You have elite vision, but your “pipes” are clogged. If your list of goals is long but your completion rate is zero, you’re in Gridlock.
The Misconception
I can’t count how many times I have seen CEOs or senior leaders commit to a long list of items in their strategic plans, believing that more equals better. This approach is misguided. When you commit to more than your processes can handle, you create gridlock within your organization.
Why do growth-minded CEOs face missed deadlines? They often think the reason is not enough people, and that adding more talent will solve the delays. Or that they haven’t committed to enough things to move the needle on missing completion dates. The reality is that your processes might not be able to manage the volume of your ambitions. Until you address this issue, you won’t be able to correct the delays. Adding more people or more projects to the organization can lead to more problems than it solves. Instead of increasing your workforce or your workload, focus on improving your workflows. By adopting process de-layering and simplifying workflows, you can eliminate strategy drift and increase your chances of meeting your goals.

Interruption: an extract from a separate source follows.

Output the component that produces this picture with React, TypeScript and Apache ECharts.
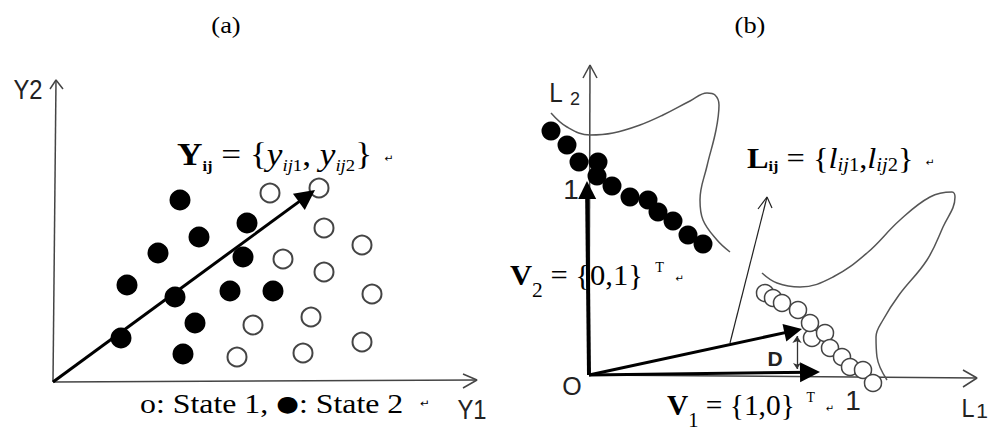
import React, { useEffect, useRef } from 'react';
import * as echarts from 'echarts';

// ---------- Panel (a) data (units: 1 = 10px, origin at axes corner) ----------
const aState2Filled: number[][] = [
  [12.7, 18.2], [19.4, 15.9], [14.6, 14.5], [10.5, 12.9], [19.0, 12.5], [7.4, 9.7],
  [12.2, 8.5], [17.7, 9.1], [22.0, 9.1], [14.2, 5.9], [6.8, 4.4], [13.0, 2.8],
];
const aState1Open: number[][] = [
  [21.7, 18.9], [26.6, 19.4], [27.1, 15.4], [30.9, 13.7], [23.0, 12.3], [27.1, 11.0],
  [31.9, 8.8], [25.8, 6.5], [20.0, 5.7], [30.9, 4.0], [25.0, 2.9], [18.4, 2.5],
];
const aVectorTip: number[] = [26.2, 19.2];
const aXAxisLine: number[][] = [[0, 0], [42.4, 0.2]];
const aXAxisHead: number[][] = [[41.0, 0.8], [42.4, 0.2], [41.0, -0.6]];
const aYAxisLine: number[][] = [[0, 0], [0.3, 30.2]];
const aYAxisHead: number[][] = [[-0.3, 29.3], [0.3, 30.2], [1.0, 29.3]];

// ---------- Panel (b) data ----------
const bState2Filled: number[][] = [
  [-3.8, 24.4], [-2.2, 23.0], [-1.0, 21.3], [0.9, 21.3], [0.8, 19.9], [2.3, 18.9],
  [4.1, 17.8], [5.9, 17.5], [6.9, 16.3], [8.4, 15.4], [9.9, 14.0], [11.4, 13.1],
];
const bState1Open: number[][] = [
  [17.6, 8.2], [18.4, 7.7], [19.3, 7.2], [20.9, 6.5], [22.3, 3.7], [22.1, 5.2],
  [23.6, 4.2], [24.1, 2.7], [25.3, 1.8], [26.1, 0.8], [27.4, 0.5], [28.4, -0.8],
];
const bUpperBoundary: number[][] = [
  [-3.8, 26.2], [-2.2, 24.8], [0.1, 24.0], [2.4, 24.2], [5.1, 25.0], [7.4, 26.0],
  [10.1, 27.4], [11.8, 28.2], [12.6, 28.0], [13.0, 27.0], [12.7, 24.5], [11.8, 20.9],
  [11.1, 17.5], [11.4, 15.5], [12.8, 13.5], [14.1, 12.3],
];
const bLowerBoundary: number[][] = [
  [17.3, 10.2], [18.8, 9.2], [21.1, 8.8], [24.4, 9.8], [27.8, 12.2], [31.1, 15.5],
  [34.1, 17.8], [36.3, 18.3], [36.6, 17.8], [35.4, 14.8], [33.8, 11.5], [31.0, 8.0],
  [29.4, 5.5], [28.7, 3.8], [28.8, 1.8], [29.8, -0.5],
];
const bV2Tip: number[] = [-0.2, 19.4];
const bV1Tip: number[] = [23.1, 0.3];
const bLTip: number[] = [21.3, 4.6];
const bPointerLine: number[][] = [[14.1, 3.2], [17.8, 17.8]];
const bPointerHead: number[][] = [[16.9, 16.6], [17.8, 17.8], [18.3, 16.7]];
const bDistance: number[][] = [[20.8, 0.6], [20.8, 3.9]];
const bXAxisLine: number[][] = [[0, 0], [38.8, -0.3]];
const bXAxisHead: number[][] = [[37.4, 0.5], [38.8, -0.3], [37.4, -1.2]];
const bYAxisLine: number[][] = [[0, 0], [0.1, 31.0]];
const bYAxisHead: number[][] = [[-0.6, 29.7], [0.1, 31.0], [0.8, 29.7]];

const PX_PER_UNIT = 10;

function shaftEnd(from: number[], tip: number[], headPx: number): number[] {
  const dx = tip[0] - from[0];
  const dy = tip[1] - from[1];
  const len = Math.sqrt(dx * dx + dy * dy);
  const back = headPx / 2 / PX_PER_UNIT;
  return [tip[0] - (dx / len) * back, tip[1] - (dy / len) * back];
}

const SERIF = 'Liberation Serif';
const SANS = 'Liberation Sans';
const RET = 'DejaVu Sans';

// sub: subscript font size, drop: how far the subscript baseline sits below the main baseline
function formulaRich(size: number, sub: number, drop: number, bsub: number) {
  const lh = Math.round(size * 1.3);
  const padSub = (s: number) => Math.max(0, Math.round(2 * (drop - 0.3375 * (s - size))));
  const riseT = 13;
  const supSize = 14;
  const padSup = Math.max(0, Math.round(2 * (0.3375 * supSize - 0.3375 * size + riseT)));
  const base = { fontFamily: SERIF, color: '#000', verticalAlign: 'middle' };
  return {
    B: { ...base, fontWeight: 'bold', fontSize: size, lineHeight: lh },
    R: { ...base, fontSize: size, lineHeight: lh },
    I: { ...base, fontStyle: 'italic', fontSize: size, lineHeight: lh },
    bs: { ...base, fontWeight: 'bold', fontSize: bsub, lineHeight: lh, padding: [padSub(bsub), 0, 0, 0] },
    is: { ...base, fontStyle: 'italic', fontSize: sub, lineHeight: lh, padding: [padSub(sub), 0, 0, 0] },
    rs: { ...base, fontSize: sub, lineHeight: lh, padding: [padSub(sub), 0, 0, 0] },
    sup: { ...base, fontSize: supSize, lineHeight: lh, padding: [0, 0, padSup, 12] },
    ret: { fontFamily: RET, fontSize: 10, lineHeight: lh, color: '#888', verticalAlign: 'middle', padding: [8, 0, 0, 11] },
  };
}

// baseline: y of the main text baseline
function formula(x: number, baseline: number, size: number, sub: number, drop: number, bsub: number, text: string, scaleX: number) {
  return {
    type: 'text',
    x,
    y: baseline - 0.3375 * size,
    scaleX,
    style: {
      text,
      fontFamily: SERIF,
      fontSize: size,
      lineHeight: Math.round(size * 1.3),
      fill: '#000',
      align: 'left',
      verticalAlign: 'middle',
      rich: formulaRich(size, sub, drop, bsub),
    },
  };
}

function label(x: number, y: number, text: string, size: number, family: string, opts: any = {}) {
  return {
    type: 'text',
    x,
    y,
    scaleX: opts.scaleX || 1,
    style: {
      text,
      fontFamily: family,
      fontSize: size,
      fontWeight: opts.bold ? 'bold' : 'normal',
      fill: opts.color || '#111',
      align: opts.align || 'center',
      verticalAlign: 'middle',
    },
  };
}

function lineSeries(data: number[][], gi: number, width: number, color: string, smooth: number | boolean = false) {
  return {
    type: 'line',
    xAxisIndex: gi,
    yAxisIndex: gi,
    data,
    showSymbol: false,
    symbol: 'none',
    smooth,
    clip: false,
    silent: true,
    lineStyle: { color, width },
    z: 3,
  };
}

function arrowSeries(from: number[], tip: number[], gi: number, width: number, head: number[]) {
  return {
    type: 'lines',
    coordinateSystem: 'cartesian2d',
    xAxisIndex: gi,
    yAxisIndex: gi,
    symbol: ['none', 'triangle'],
    symbolSize: head,
    clip: false,
    silent: true,
    lineStyle: { color: '#000', width, opacity: 1, curveness: 0 },
    data: [{ coords: [from, shaftEnd(from, tip, head[1])] }],
    z: 6,
  };
}

export default function App() {
  const ref = useRef<HTMLDivElement>(null);
  useEffect(() => {
    if (!ref.current) return;
    const chart = echarts.init(ref.current, undefined, { renderer: 'svg' });
    const option: any = {
      animation: false,
      backgroundColor: '#fff',
      grid: [
        { left: 43, top: 70, width: 444, height: 322 },
        { left: 539, top: 53, width: 450, height: 342 },
      ],
      xAxis: [
        { type: 'value', gridIndex: 0, min: -1, max: 43.4, show: false },
        { type: 'value', gridIndex: 1, min: -5, max: 40, show: false },
      ],
      yAxis: [
        { type: 'value', gridIndex: 0, min: -1, max: 31.2, show: false },
        { type: 'value', gridIndex: 1, min: -2, max: 32.2, show: false },
      ],
      series: [
        // panel (a)
        lineSeries(aXAxisLine, 0, 1.5, '#444'),
        lineSeries(aXAxisHead, 0, 1.5, '#444'),
        lineSeries(aYAxisLine, 0, 1.5, '#444'),
        lineSeries(aYAxisHead, 0, 1.5, '#444'),
        {
          type: 'scatter', xAxisIndex: 0, yAxisIndex: 0, data: aState2Filled,
          symbol: 'circle', symbolSize: 21, silent: true,
          itemStyle: { color: '#000', opacity: 1 }, z: 4,
        },
        {
          type: 'scatter', xAxisIndex: 0, yAxisIndex: 0, data: aState1Open,
          symbol: 'circle', symbolSize: 19, silent: true,
          itemStyle: { color: '#fff', borderColor: '#444', borderWidth: 2, opacity: 1 }, z: 4,
        },
        arrowSeries([0, 0], aVectorTip, 0, 3, [16, 20]),
        // panel (b)
        lineSeries(bXAxisLine, 1, 1.5, '#444'),
        lineSeries(bXAxisHead, 1, 1.5, '#444'),
        lineSeries(bYAxisLine, 1, 1.5, '#444'),
        lineSeries(bYAxisHead, 1, 1.5, '#444'),
        lineSeries(bUpperBoundary, 1, 1.5, '#555', 0.4),
        lineSeries(bLowerBoundary, 1, 1.5, '#555', 0.4),
        {
          type: 'scatter', xAxisIndex: 1, yAxisIndex: 1, data: bState2Filled,
          symbol: 'circle', symbolSize: 19, silent: true,
          itemStyle: { color: '#000', opacity: 1 }, z: 4,
        },
        {
          type: 'scatter', xAxisIndex: 1, yAxisIndex: 1, data: bState1Open,
          symbol: 'circle', symbolSize: 17, silent: true,
          itemStyle: { color: '#fff', borderColor: '#444', borderWidth: 1.5, opacity: 1 }, z: 4,
        },
        lineSeries(bPointerLine, 1, 1.2, '#222'),
        lineSeries(bPointerHead, 1, 1.2, '#222'),
        arrowSeries([0, 0], bV2Tip, 1, 4, [20, 18]),
        arrowSeries([0, 0], bV1Tip, 1, 3, [17, 20]),
        arrowSeries([0, 0], bLTip, 1, 3, [15, 18]),
        {
          type: 'lines', coordinateSystem: 'cartesian2d', xAxisIndex: 1, yAxisIndex: 1,
          symbol: ['arrow', 'arrow'], symbolSize: [6, 7], clip: false, silent: true,
          lineStyle: { color: '#333', width: 1.3, opacity: 1 },
          data: [{ coords: bDistance }], z: 6,
        },
      ],
      graphic: [
        label(226, 25, '(a)', 24, SERIF, { color: '#000', scaleX: 1.1 }),
        label(750, 25, '(b)', 24, SERIF, { color: '#000', scaleX: 1.1 }),
        label(28, 89, 'Y2', 28, SANS, { color: '#222', scaleX: 0.85 }),
        label(472, 409, 'Y1', 28, SANS, { color: '#222', scaleX: 0.85 }),
        formula(177, 165, 32, 17, 6, 15, '{B|Y}{bs|ij}{R| = }{{I|y}{is|ij}{rs|1}{R|, }{I|y}{is|ij}{rs|2}}{ret|↵}', 1.1),
        {
          type: 'text', x: 140, y: 404, scaleX: 1.18,
          style: {
            text: 'o: State 1, {d|●}: State 2{r|↵}',
            fontFamily: SERIF, fontSize: 27, fill: '#000', align: 'left', verticalAlign: 'middle',
            rich: {
              d: { fontFamily: RET, fontSize: 22, color: '#000' },
              r: { fontFamily: RET, fontSize: 10, color: '#888', padding: [0, 0, 0, 14] },
            },
          },
        },
        // panel (b) labels
        label(556, 93, 'L', 27, SANS, { color: '#222', scaleX: 0.9 }),
        label(575, 99, '2', 18, SANS, { color: '#222' }),
        label(968, 408, 'L', 26, SANS, { color: '#222', scaleX: 0.9 }),
        label(982, 410, '1', 21, SANS, { color: '#222' }),
        label(572, 386, 'O', 25, SANS, { color: '#222' }),
        label(571, 189, '1', 28, SANS, { color: '#222' }),
        label(853, 400, '1', 28, SANS, { color: '#222' }),
        label(775, 358, 'D', 21, SANS, { color: '#222', bold: true }),
        formula(747, 168, 30, 19, 3, 15, '{B|L}{bs|ij}{R| = }{{I|l}{is|ij}{rs|1}{R|,}{I|l}{is|ij}{rs|2}}{ret|↵}', 1.08),
        formula(510, 285, 30, 21, 12, 15, '{B|V}{rs|2}{R| = }{0,1}{sup|T}{ret|↵}', 1.02),
        formula(667, 415, 30, 21, 12, 15, '{B|V}{rs|1}{R| = }{1,0}{sup|T}{ret|↵}', 0.98),
      ],
    };
    chart.setOption(option);
    return () => chart.dispose();
  }, []);
  return (
    <div
      ref={ref}
      style={{ position: 'fixed', left: 0, top: 0, width: 1000, height: 433, background: '#fff' }}
    />
  );
}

It’s Not the Portfolio, It’s Your Process
You can’t drive a Ferrari through a swamp; the issue isn’t the car, it’s the terrain. When planning your portfolio, consider one key factor: process throughput. By committing to what your processes can currently handle, you will accomplish more in less time than trying to force double the workload through a limited capacity. Attempting to do so only leads to backups and wait times at bottlenecks.
Not all bottlenecks are detrimental; they can serve a purpose, much like the metered on-ramps on interstate highways. Without these, traffic would come to a standstill, even more than during rush hour. So if you want to increase throughput, you first need to understand the conditions that surround the constraint and make improvements around those conditions, then increase the capacity of the constraint, and finally start adding more people or projects.
Instead of launching new initiatives, try this: audit your current workflow capacity and only “greenlight” initiatives that your current system can truly manage. This approach ensures your strategy results in completed projects rather than merely “works in progress.”